● **PROBLEM DESCRIPTION**
Write out the listing beneath this instruction in its entirety, exactly as it reads.

-=-=-=-=-

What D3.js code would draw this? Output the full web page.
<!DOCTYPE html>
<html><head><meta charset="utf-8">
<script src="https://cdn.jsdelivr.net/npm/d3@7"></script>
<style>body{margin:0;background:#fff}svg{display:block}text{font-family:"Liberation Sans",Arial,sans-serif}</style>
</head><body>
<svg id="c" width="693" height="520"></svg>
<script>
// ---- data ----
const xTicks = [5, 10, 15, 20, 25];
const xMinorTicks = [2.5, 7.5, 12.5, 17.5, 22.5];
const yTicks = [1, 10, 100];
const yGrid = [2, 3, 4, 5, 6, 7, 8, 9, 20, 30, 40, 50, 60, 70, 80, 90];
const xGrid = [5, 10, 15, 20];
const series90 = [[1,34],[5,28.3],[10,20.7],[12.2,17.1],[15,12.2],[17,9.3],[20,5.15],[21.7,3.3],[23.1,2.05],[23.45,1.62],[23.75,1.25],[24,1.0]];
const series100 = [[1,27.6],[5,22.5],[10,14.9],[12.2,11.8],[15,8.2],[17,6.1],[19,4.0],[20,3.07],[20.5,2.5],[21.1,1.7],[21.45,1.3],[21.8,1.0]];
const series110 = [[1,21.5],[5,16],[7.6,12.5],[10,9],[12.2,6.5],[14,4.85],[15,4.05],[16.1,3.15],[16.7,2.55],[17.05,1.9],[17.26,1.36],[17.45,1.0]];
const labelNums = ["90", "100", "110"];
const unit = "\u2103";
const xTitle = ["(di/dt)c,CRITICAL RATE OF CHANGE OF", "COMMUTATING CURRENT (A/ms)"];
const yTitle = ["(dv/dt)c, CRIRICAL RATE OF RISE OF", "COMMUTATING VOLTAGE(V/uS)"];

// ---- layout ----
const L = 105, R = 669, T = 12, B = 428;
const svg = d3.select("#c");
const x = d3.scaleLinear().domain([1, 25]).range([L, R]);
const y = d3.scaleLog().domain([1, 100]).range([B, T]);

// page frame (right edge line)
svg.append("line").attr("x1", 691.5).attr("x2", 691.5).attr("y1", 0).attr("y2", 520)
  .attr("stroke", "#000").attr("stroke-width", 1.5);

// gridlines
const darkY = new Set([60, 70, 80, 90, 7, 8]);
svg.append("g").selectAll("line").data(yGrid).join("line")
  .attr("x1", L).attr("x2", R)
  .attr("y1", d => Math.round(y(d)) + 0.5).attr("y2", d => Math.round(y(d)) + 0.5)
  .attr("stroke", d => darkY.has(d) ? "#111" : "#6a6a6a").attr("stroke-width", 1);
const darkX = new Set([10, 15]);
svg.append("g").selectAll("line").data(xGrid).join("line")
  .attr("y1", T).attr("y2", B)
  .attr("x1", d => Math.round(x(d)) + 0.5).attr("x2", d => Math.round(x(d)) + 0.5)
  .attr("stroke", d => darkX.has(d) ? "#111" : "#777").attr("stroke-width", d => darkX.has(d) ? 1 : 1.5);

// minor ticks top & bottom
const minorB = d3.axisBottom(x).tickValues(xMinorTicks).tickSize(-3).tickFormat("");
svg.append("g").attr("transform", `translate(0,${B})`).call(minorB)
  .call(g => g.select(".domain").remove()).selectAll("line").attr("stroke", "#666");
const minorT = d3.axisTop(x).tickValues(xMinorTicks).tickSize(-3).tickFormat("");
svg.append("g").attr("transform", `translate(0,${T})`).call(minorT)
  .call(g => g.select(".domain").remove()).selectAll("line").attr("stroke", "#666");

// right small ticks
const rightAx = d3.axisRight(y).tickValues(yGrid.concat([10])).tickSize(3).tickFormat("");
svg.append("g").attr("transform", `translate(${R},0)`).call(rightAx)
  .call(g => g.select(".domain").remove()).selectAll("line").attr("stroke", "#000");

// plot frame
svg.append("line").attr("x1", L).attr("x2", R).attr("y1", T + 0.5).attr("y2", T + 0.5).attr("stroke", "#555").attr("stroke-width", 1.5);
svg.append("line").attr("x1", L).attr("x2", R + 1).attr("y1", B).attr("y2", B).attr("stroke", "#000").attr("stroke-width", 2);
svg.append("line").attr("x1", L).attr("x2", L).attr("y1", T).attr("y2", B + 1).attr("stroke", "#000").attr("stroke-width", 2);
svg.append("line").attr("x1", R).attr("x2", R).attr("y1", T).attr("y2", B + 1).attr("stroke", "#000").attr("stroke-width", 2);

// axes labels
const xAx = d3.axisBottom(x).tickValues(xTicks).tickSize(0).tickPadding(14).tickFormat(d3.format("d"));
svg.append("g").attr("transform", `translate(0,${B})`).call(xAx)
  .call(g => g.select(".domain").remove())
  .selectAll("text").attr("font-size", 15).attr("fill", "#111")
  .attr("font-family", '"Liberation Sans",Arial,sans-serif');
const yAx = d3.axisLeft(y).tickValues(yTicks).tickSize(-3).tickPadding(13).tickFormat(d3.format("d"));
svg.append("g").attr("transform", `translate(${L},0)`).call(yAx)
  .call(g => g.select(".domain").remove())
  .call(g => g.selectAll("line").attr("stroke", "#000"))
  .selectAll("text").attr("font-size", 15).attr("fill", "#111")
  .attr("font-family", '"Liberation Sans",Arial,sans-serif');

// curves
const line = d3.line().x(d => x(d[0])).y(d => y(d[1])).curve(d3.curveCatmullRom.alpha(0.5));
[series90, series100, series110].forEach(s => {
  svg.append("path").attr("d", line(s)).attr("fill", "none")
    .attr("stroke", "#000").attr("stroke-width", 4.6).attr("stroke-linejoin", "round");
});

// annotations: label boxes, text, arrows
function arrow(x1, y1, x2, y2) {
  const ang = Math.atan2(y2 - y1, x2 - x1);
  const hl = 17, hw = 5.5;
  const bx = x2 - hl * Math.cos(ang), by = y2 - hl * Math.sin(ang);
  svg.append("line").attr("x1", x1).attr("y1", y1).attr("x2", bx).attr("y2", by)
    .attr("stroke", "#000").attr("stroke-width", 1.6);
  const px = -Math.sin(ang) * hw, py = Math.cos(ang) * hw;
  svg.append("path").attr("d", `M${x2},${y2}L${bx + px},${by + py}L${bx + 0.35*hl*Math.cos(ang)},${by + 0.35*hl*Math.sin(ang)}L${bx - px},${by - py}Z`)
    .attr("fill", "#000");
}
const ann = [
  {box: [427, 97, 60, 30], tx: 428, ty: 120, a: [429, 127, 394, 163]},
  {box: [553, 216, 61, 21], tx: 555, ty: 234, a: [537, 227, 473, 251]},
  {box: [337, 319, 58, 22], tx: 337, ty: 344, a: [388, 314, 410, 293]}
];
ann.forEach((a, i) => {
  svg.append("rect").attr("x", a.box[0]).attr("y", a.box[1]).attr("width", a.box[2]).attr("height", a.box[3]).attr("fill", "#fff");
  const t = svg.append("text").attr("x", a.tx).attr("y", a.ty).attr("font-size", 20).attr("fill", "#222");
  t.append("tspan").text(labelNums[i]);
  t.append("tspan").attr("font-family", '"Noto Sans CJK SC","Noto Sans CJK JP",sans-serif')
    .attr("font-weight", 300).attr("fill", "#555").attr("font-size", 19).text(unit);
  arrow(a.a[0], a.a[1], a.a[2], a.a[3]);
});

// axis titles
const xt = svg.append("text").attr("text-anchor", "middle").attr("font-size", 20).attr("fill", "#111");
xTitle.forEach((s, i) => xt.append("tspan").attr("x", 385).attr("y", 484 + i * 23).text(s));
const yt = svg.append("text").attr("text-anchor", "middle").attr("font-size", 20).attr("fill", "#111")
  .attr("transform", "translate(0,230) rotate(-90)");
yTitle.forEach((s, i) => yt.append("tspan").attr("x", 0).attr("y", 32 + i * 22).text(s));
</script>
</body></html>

-=-=-=-=-

● **WRITTEN ANSWER**
What D3.js code would draw this? Output the full web page.
<!DOCTYPE html>
<html><head><meta charset="utf-8">
<script src="https://cdn.jsdelivr.net/npm/d3@7"></script>
<style>body{margin:0;background:#fff}svg{display:block}text{font-family:"Liberation Sans",Arial,sans-serif}</style>
</head><body>
<svg id="c" width="693" height="520"></svg>
<script>
// ---- data ----
const xTicks = [5, 10, 15, 20, 25];
const xMinorTicks = [2.5, 7.5, 12.5, 17.5, 22.5];
const yTicks = [1, 10, 100];
const yGrid = [2, 3, 4, 5, 6, 7, 8, 9, 20, 30, 40, 50, 60, 70, 80, 90];
const xGrid = [5, 10, 15, 20];
const series90 = [[1,34],[5,28.3],[10,20.7],[12.2,17.1],[15,12.2],[17,9.3],[20,5.15],[21.7,3.3],[23.1,2.05],[23.45,1.62],[23.75,1.25],[24,1.0]];
const series100 = [[1,27.6],[5,22.5],[10,14.9],[12.2,11.8],[15,8.2],[17,6.1],[19,4.0],[20,3.07],[20.5,2.5],[21.1,1.7],[21.45,1.3],[21.8,1.0]];
const series110 = [[1,21.5],[5,16],[7.6,12.5],[10,9],[12.2,6.5],[14,4.85],[15,4.05],[16.1,3.15],[16.7,2.55],[17.05,1.9],[17.26,1.36],[17.45,1.0]];
const labelNums = ["90", "100", "110"];
const unit = "\u2103";
const xTitle = ["(di/dt)c,CRITICAL RATE OF CHANGE OF", "COMMUTATING CURRENT (A/ms)"];
const yTitle = ["(dv/dt)c, CRIRICAL RATE OF RISE OF", "COMMUTATING VOLTAGE(V/uS)"];

// ---- layout ----
const L = 105, R = 669, T = 12, B = 428;
const svg = d3.select("#c");
const x = d3.scaleLinear().domain([1, 25]).range([L, R]);
const y = d3.scaleLog().domain([1, 100]).range([B, T]);

// page frame (right edge line)
svg.append("line").attr("x1", 691.5).attr("x2", 691.5).attr("y1", 0).attr("y2", 520)
  .attr("stroke", "#000").attr("stroke-width", 1.5);

// gridlines
const darkY = new Set([60, 70, 80, 90, 7, 8]);
svg.append("g").selectAll("line").data(yGrid).join("line")
  .attr("x1", L).attr("x2", R)
  .attr("y1", d => Math.round(y(d)) + 0.5).attr("y2", d => Math.round(y(d)) + 0.5)
  .attr("stroke", d => darkY.has(d) ? "#111" : "#6a6a6a").attr("stroke-width", 1);
const darkX = new Set([10, 15]);
svg.append("g").selectAll("line").data(xGrid).join("line")
  .attr("y1", T).attr("y2", B)
  .attr("x1", d => Math.round(x(d)) + 0.5).attr("x2", d => Math.round(x(d)) + 0.5)
  .attr("stroke", d => darkX.has(d) ? "#111" : "#777").attr("stroke-width", d => darkX.has(d) ? 1 : 1.5);

// minor ticks top & bottom
const minorB = d3.axisBottom(x).tickValues(xMinorTicks).tickSize(-3).tickFormat("");
svg.append("g").attr("transform", `translate(0,${B})`).call(minorB)
  .call(g => g.select(".domain").remove()).selectAll("line").attr("stroke", "#666");
const minorT = d3.axisTop(x).tickValues(xMinorTicks).tickSize(-3).tickFormat("");
svg.append("g").attr("transform", `translate(0,${T})`).call(minorT)
  .call(g => g.select(".domain").remove()).selectAll("line").attr("stroke", "#666");

// right small ticks
const rightAx = d3.axisRight(y).tickValues(yGrid.concat([10])).tickSize(3).tickFormat("");
svg.append("g").attr("transform", `translate(${R},0)`).call(rightAx)
  .call(g => g.select(".domain").remove()).selectAll("line").attr("stroke", "#000");

// plot frame
svg.append("line").attr("x1", L).attr("x2", R).attr("y1", T + 0.5).attr("y2", T + 0.5).attr("stroke", "#555").attr("stroke-width", 1.5);
svg.append("line").attr("x1", L).attr("x2", R + 1).attr("y1", B).attr("y2", B).attr("stroke", "#000").attr("stroke-width", 2);
svg.append("line").attr("x1", L).attr("x2", L).attr("y1", T).attr("y2", B + 1).attr("stroke", "#000").attr("stroke-width", 2);
svg.append("line").attr("x1", R).attr("x2", R).attr("y1", T).attr("y2", B + 1).attr("stroke", "#000").attr("stroke-width", 2);

// axes labels
const xAx = d3.axisBottom(x).tickValues(xTicks).tickSize(0).tickPadding(14).tickFormat(d3.format("d"));
svg.append("g").attr("transform", `translate(0,${B})`).call(xAx)
  .call(g => g.select(".domain").remove())
  .selectAll("text").attr("font-size", 15).attr("fill", "#111")
  .attr("font-family", '"Liberation Sans",Arial,sans-serif');
const yAx = d3.axisLeft(y).tickValues(yTicks).tickSize(-3).tickPadding(13).tickFormat(d3.format("d"));
svg.append("g").attr("transform", `translate(${L},0)`).call(yAx)
  .call(g => g.select(".domain").remove())
  .call(g => g.selectAll("line").attr("stroke", "#000"))
  .selectAll("text").attr("font-size", 15).attr("fill", "#111")
  .attr("font-family", '"Liberation Sans",Arial,sans-serif');

// curves
const line = d3.line().x(d => x(d[0])).y(d => y(d[1])).curve(d3.curveCatmullRom.alpha(0.5));
[series90, series100, series110].forEach(s => {
  svg.append("path").attr("d", line(s)).attr("fill", "none")
    .attr("stroke", "#000").attr("stroke-width", 4.6).attr("stroke-linejoin", "round");
});

// annotations: label boxes, text, arrows
function arrow(x1, y1, x2, y2) {
  const ang = Math.atan2(y2 - y1, x2 - x1);
  const hl = 17, hw = 5.5;
  const bx = x2 - hl * Math.cos(ang), by = y2 - hl * Math.sin(ang);
  svg.append("line").attr("x1", x1).attr("y1", y1).attr("x2", bx).attr("y2", by)
    .attr("stroke", "#000").attr("stroke-width", 1.6);
  const px = -Math.sin(ang) * hw, py = Math.cos(ang) * hw;
  svg.append("path").attr("d", `M${x2},${y2}L${bx + px},${by + py}L${bx + 0.35*hl*Math.cos(ang)},${by + 0.35*hl*Math.sin(ang)}L${bx - px},${by - py}Z`)
    .attr("fill", "#000");
}
const ann = [
  {box: [427, 97, 60, 30], tx: 428, ty: 120, a: [429, 127, 394, 163]},
  {box: [553, 216, 61, 21], tx: 555, ty: 234, a: [537, 227, 473, 251]},
  {box: [337, 319, 58, 22], tx: 337, ty: 344, a: [388, 314, 410, 293]}
];
ann.forEach((a, i) => {
  svg.append("rect").attr("x", a.box[0]).attr("y", a.box[1]).attr("width", a.box[2]).attr("height", a.box[3]).attr("fill", "#fff");
  const t = svg.append("text").attr("x", a.tx).attr("y", a.ty).attr("font-size", 20).attr("fill", "#222");
  t.append("tspan").text(labelNums[i]);
  t.append("tspan").attr("font-family", '"Noto Sans CJK SC","Noto Sans CJK JP",sans-serif')
    .attr("font-weight", 300).attr("fill", "#555").attr("font-size", 19).text(unit);
  arrow(a.a[0], a.a[1], a.a[2], a.a[3]);
});

// axis titles
const xt = svg.append("text").attr("text-anchor", "middle").attr("font-size", 20).attr("fill", "#111");
xTitle.forEach((s, i) => xt.append("tspan").attr("x", 385).attr("y", 484 + i * 23).text(s));
const yt = svg.append("text").attr("text-anchor", "middle").attr("font-size", 20).attr("fill", "#111")
  .attr("transform", "translate(0,230) rotate(-90)");
yTitle.forEach((s, i) => yt.append("tspan").attr("x", 0).attr("y", 32 + i * 22).text(s));
</script>
</body></html>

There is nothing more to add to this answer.